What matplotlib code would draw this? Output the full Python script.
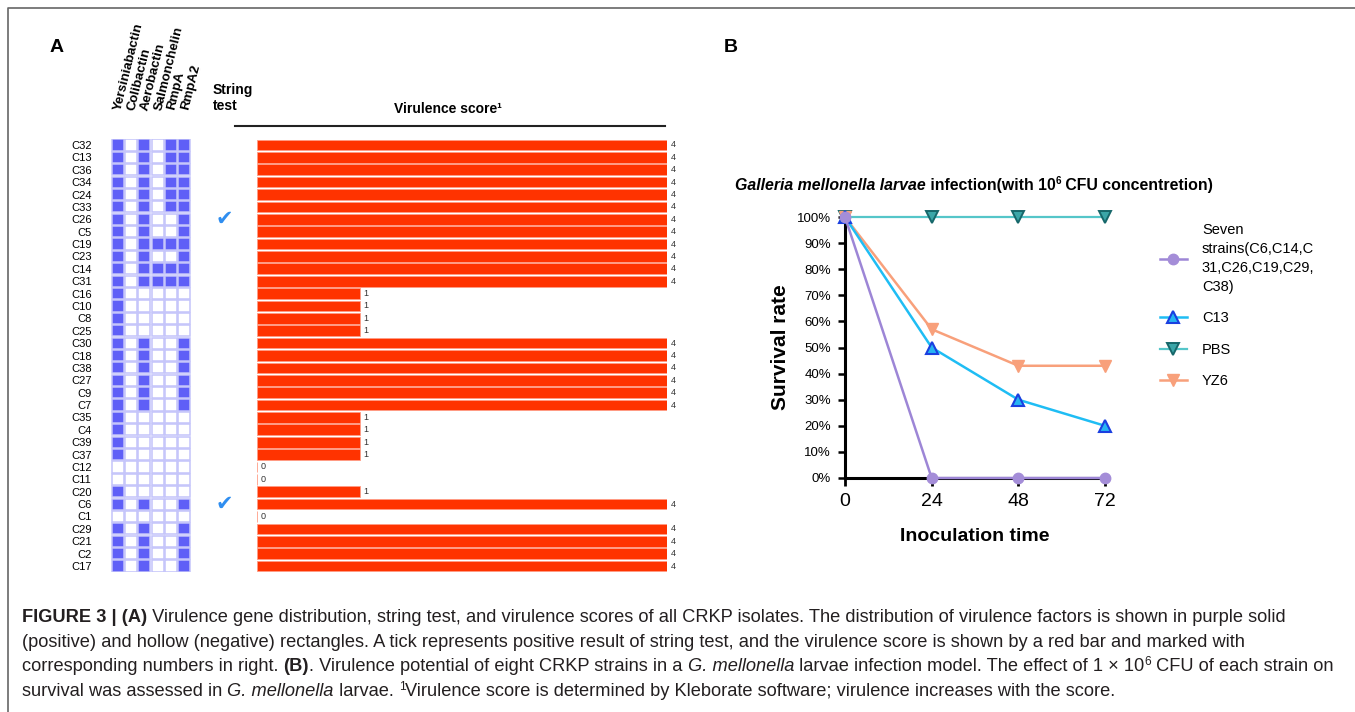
import matplotlib.pyplot as plt
from matplotlib import font_manager
from matplotlib.lines import Line2D
import matplotlib.transforms as mtransforms

plt.rcParams['font.family'] = ['Liberation Sans', 'DejaVu Sans']

# ---- panel A data ----
strains = ['C32', 'C13', 'C36', 'C34', 'C24', 'C33', 'C26', 'C5', 'C19', 'C23', 'C14', 'C31',
           'C16', 'C10', 'C8', 'C25', 'C30', 'C18', 'C38', 'C27', 'C9', 'C7', 'C35', 'C4',
           'C39', 'C37', 'C12', 'C11', 'C20', 'C6', 'C1', 'C29', 'C21', 'C2', 'C17']
genes = ['Yersiniabactin', 'Colibactin', 'Aerobactin', 'Salmonchelin', 'RmpA', 'RmpA2']
# 1 = positive (solid), 0 = negative (hollow); columns follow `genes`
gene_matrix = [
    [1, 0, 1, 0, 1, 1], [1, 0, 1, 0, 1, 1], [1, 0, 1, 0, 1, 1], [1, 0, 1, 0, 1, 1],
    [1, 0, 1, 0, 1, 1], [1, 0, 1, 0, 1, 1], [1, 0, 1, 0, 0, 1], [1, 0, 1, 0, 0, 1],
    [1, 0, 1, 1, 1, 1], [1, 0, 1, 0, 0, 1], [1, 0, 1, 1, 1, 1], [1, 0, 1, 1, 1, 1],
    [1, 0, 0, 0, 0, 0], [1, 0, 0, 0, 0, 0], [1, 0, 0, 0, 0, 0], [1, 0, 0, 0, 0, 0],
    [1, 0, 1, 0, 0, 1], [1, 0, 1, 0, 0, 1], [1, 0, 1, 0, 0, 1], [1, 0, 1, 0, 0, 1],
    [1, 0, 1, 0, 0, 1], [1, 0, 1, 0, 0, 1], [1, 0, 0, 0, 0, 0], [1, 0, 0, 0, 0, 0],
    [1, 0, 0, 0, 0, 0], [1, 0, 0, 0, 0, 0], [0, 0, 0, 0, 0, 0], [0, 0, 0, 0, 0, 0],
    [1, 0, 0, 0, 0, 0], [1, 0, 1, 0, 0, 1], [0, 0, 0, 0, 0, 0], [1, 0, 1, 0, 0, 1],
    [1, 0, 1, 0, 0, 1], [1, 0, 1, 0, 0, 1], [1, 0, 1, 0, 0, 1],
]
string_test = [0] * 6 + [1] + [0] * 22 + [1] + [0] * 5
scores = [4] * 12 + [1] * 4 + [4] * 6 + [1] * 4 + [0, 0, 1, 4, 0] + [4] * 4

# ---- panel B data ----
hours = [0, 24, 48, 72]
series_names = ['Seven\nstrains(C6,C14,C\n31,C26,C19,C29,\nC38)', 'C13', 'PBS', 'YZ6']
survival = {
    'seven': [100, 0, 0, 0],
    'C13': [100, 50, 30, 20],
    'PBS': [100, 100, 100, 100],
    'YZ6': [100, 57, 43, 43],
}

W, H = 1355, 712
fig = plt.figure(figsize=(W / 100, H / 100), dpi=100)


def fx(px):
    return px / W


def fy(py):
    return 1 - py / H


# frame
fig.add_artist(Line2D([fx(8), fx(8), fx(1355)], [fy(712), fy(8), fy(8)], color='#666666', lw=1.2))

fig.text(fx(57), fy(47), 'A', fontsize=14, fontweight='bold', ha='center', va='center')
fig.text(fx(731), fy(47), 'B', fontsize=14, fontweight='bold', ha='center', va='center')

# ---------- panel A ----------
row_top, row_bot = 138.8, 572.2
n = len(strains)
rows = list(range(n))
ax_h = fig.add_axes([fx(111), fy(row_bot), fx(191) - fx(111), (row_bot - row_top) / H])
ax_h.set_xlim(-0.5, 5.5)
ax_h.set_ylim(n - 0.5, -0.5)
for j in range(len(genes)):
    cols = ['#5f5ff7' if r[j] else 'white' for r in gene_matrix]
    ax_h.barh(rows, 0.9, left=j - 0.45, height=0.9, color=cols, edgecolor='#c3c3fa', linewidth=1.1)
ax_h.set_yticks(rows)
ax_h.set_yticklabels(strains, fontsize=8)
ax_h.tick_params(axis='y', length=0, pad=14)
ax_h.set_xticks([])
for s in ax_h.spines.values():
    s.set_visible(False)
trans = mtransforms.blended_transform_factory(ax_h.transData, ax_h.transAxes)
y_lab = (row_bot - 110) / (row_bot - row_top)
for j, g in enumerate(genes):
    ax_h.text(j + 0.05, y_lab, g, transform=trans, rotation=76, rotation_mode='anchor',
              ha='left', va='center', fontsize=9.5, fontweight='bold')

ax_s = fig.add_axes([fx(200), fy(row_bot), fx(250) - fx(200), (row_bot - row_top) / H])
ax_s.set_xlim(0, 1)
ax_s.set_ylim(n - 0.5, -0.5)
ax_s.axis('off')
for i, st in enumerate(string_test):
    if st:
        ax_s.text(0.48, i, '\u2714', color='#2f8ef0', fontsize=15, ha='center', va='center',
                  family='DejaVu Sans')
fig.text(fx(213), fy(98), 'String\ntest', fontsize=10, fontweight='bold', ha='left', va='center',
         linespacing=1.15)

ax_b = fig.add_axes([fx(257), fy(row_bot), fx(667) - fx(257), (row_bot - row_top) / H])
ax_b.set_xlim(0, 4)
ax_b.set_ylim(n - 0.5, -0.5)
ax_b.barh(rows, scores, height=0.86, color='#ff3300', edgecolor='#ff9c85', linewidth=0.6)
for i, sc in enumerate(scores):
    ax_b.annotate(str(sc), (sc, i), xytext=(2.5, 0), textcoords='offset points', fontsize=6.5,
                  va='center', ha='left', color='#333333')
ax_b.axis('off')
fig.add_artist(Line2D([fx(235), fx(665)], [fy(126), fy(126)], color='#222222', lw=1.5))
fig.text(fx(448), fy(109), 'Virulence score\u00b9', fontsize=10, fontweight='bold', ha='center', va='center')

# ---------- panel B ----------
axB = fig.add_axes([fx(845), fy(478), fx(1105) - fx(845), (478 - 217) / H])
axB.plot(hours, survival['PBS'], color='#55c6c9', lw=1.6, marker='v', ms=9,
         mfc='#3ba6a8', mec='#16676a', mew=1.4, clip_on=False, zorder=3, label=series_names[2])
axB.plot(hours, survival['YZ6'], color='#f8a07b', lw=1.8, marker='v', ms=9,
         mfc='#f8a07b', mec='#f8a07b', clip_on=False, zorder=4, label=series_names[3])
axB.plot(hours, survival['C13'], color='#1fbdf4', lw=1.8, marker='^', ms=9,
         mfc='#27b4f2', mec='#1a3fe0', mew=1.5, clip_on=False, zorder=5, label=series_names[1])
axB.plot(hours, survival['seven'], color='#9d86d6', lw=1.8, marker='o', ms=7.5,
         mfc='#a48dd8', mec='#a48dd8', clip_on=False, zorder=6, label=series_names[0])
axB.set_xlim(0, 72)
axB.set_ylim(0, 100)
axB.set_xticks(hours)
axB.set_xticklabels([str(h) for h in hours], fontsize=14)
axB.set_yticks(range(0, 101, 10))
axB.set_yticklabels([f'{v}%' for v in range(0, 101, 10)], fontsize=9.5)
axB.tick_params(axis='x', length=6, width=2, pad=5)
axB.tick_params(axis='y', length=5, width=1.8, pad=5)
for side in ['top', 'right']:
    axB.spines[side].set_visible(False)
for side in ['left', 'bottom']:
    axB.spines[side].set_linewidth(2.2)
axB.set_xlabel('Inoculation time', fontsize=14, fontweight='bold', labelpad=13)
axB.set_ylabel('Survival rate', fontsize=15, fontweight='bold', labelpad=5)

handles, labels = axB.get_legend_handles_labels()
order = [3, 2, 0, 1]
leg = axB.legend([handles[k] for k in order], [labels[k] for k in order], loc='center left',
                 bbox_to_anchor=(1.21, 0.66), frameon=False, fontsize=10.5, handlelength=1.9,
                 handletextpad=1.0, labelspacing=1.2, borderpad=0, borderaxespad=0)
leg.get_texts()[0].set_linespacing(1.45)

# ---------- rich text (title B and caption) ----------
renderer = fig.canvas.get_renderer()


def place(parts, x0, ybase, size, family, color):
    x = x0
    arts = []
    for txt, weight, style, rel, rise in parts:
        t = fig.text(fx(x), fy(ybase - rise), txt, fontsize=size * rel, fontweight=weight,
                     fontstyle=style, family=family, color=color, ha='left', va='baseline')
        x += t.get_window_extent(renderer=renderer).width
        arts.append(t)
    return x - x0, arts


def fitted(lines, x0, ys, size, family, color, target):
    w, arts = place(lines[0], x0, ys[0], size, family, color)
    for a in arts:
        a.remove()
    size = size * target / w
    for parts, yb in zip(lines, ys):
        place(parts, x0, yb, size, family, color)


title_parts = [('Galleria mellonella larvae', 'bold', 'italic', 1, 0),
               (' infection(with 10', 'bold', 'normal', 1, 0),
               ('6', 'bold', 'normal', 0.62, 6),
               (' CFU concentretion)', 'bold', 'normal', 1, 0)]
fitted([title_parts], 735, [190], 11, ['Liberation Sans', 'DejaVu Sans'], 'black', 480)

names = {f.name for f in font_manager.fontManager.ttflist}
cap_family = ['Liberation Sans Narrow'] if 'Liberation Sans Narrow' in names else ['Liberation Sans']
cap_lines = [
    [('FIGURE 3 | (A)', 'bold', 'normal', 1, 0),
     (' Virulence gene distribution, string test, and virulence scores of all CRKP isolates. '
      'The distribution of virulence factors is shown in purple solid', 'normal', 'normal', 1, 0)],
    [('(positive) and hollow (negative) rectangles. A tick represents positive result of string test, '
      'and the virulence score is shown by a red bar and marked with', 'normal', 'normal', 1, 0)],
    [('corresponding numbers in right. ', 'normal', 'normal', 1, 0),
     ('(B)', 'bold', 'normal', 1, 0),
     ('. Virulence potential of eight CRKP strains in a ', 'normal', 'normal', 1, 0),
     ('G. mellonella', 'normal', 'italic', 1, 0),
     (' larvae infection model. The effect of 1 \u00d7 10', 'normal', 'normal', 1, 0),
     ('6', 'normal', 'normal', 0.65, 6),
     (' CFU of each strain on', 'normal', 'normal', 1, 0)],
    [('survival was assessed in ', 'normal', 'normal', 1, 0),
     ('G. mellonella', 'normal', 'italic', 1, 0),
     (' larvae. ', 'normal', 'normal', 1, 0),
     ('1', 'normal', 'normal', 0.65, 6),
     ('Virulence score is determined by Kleborate software; virulence increases with the score.',
      'normal', 'normal', 1, 0)],
]
fitted(cap_lines, 22, [622, 647, 671, 696], 12, cap_family, '#231f20', 1268)

fig.savefig('out.png', dpi=100)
---+---
SET PROBLEM: Find each line holding the string "matplotlib" and copy it out.

TASK OUTPUT:
What matplotlib code would draw this? Output the full Python script.
import matplotlib.pyplot as plt
from matplotlib import font_manager
from matplotlib.lines import Line2D
import matplotlib.transforms as mtransforms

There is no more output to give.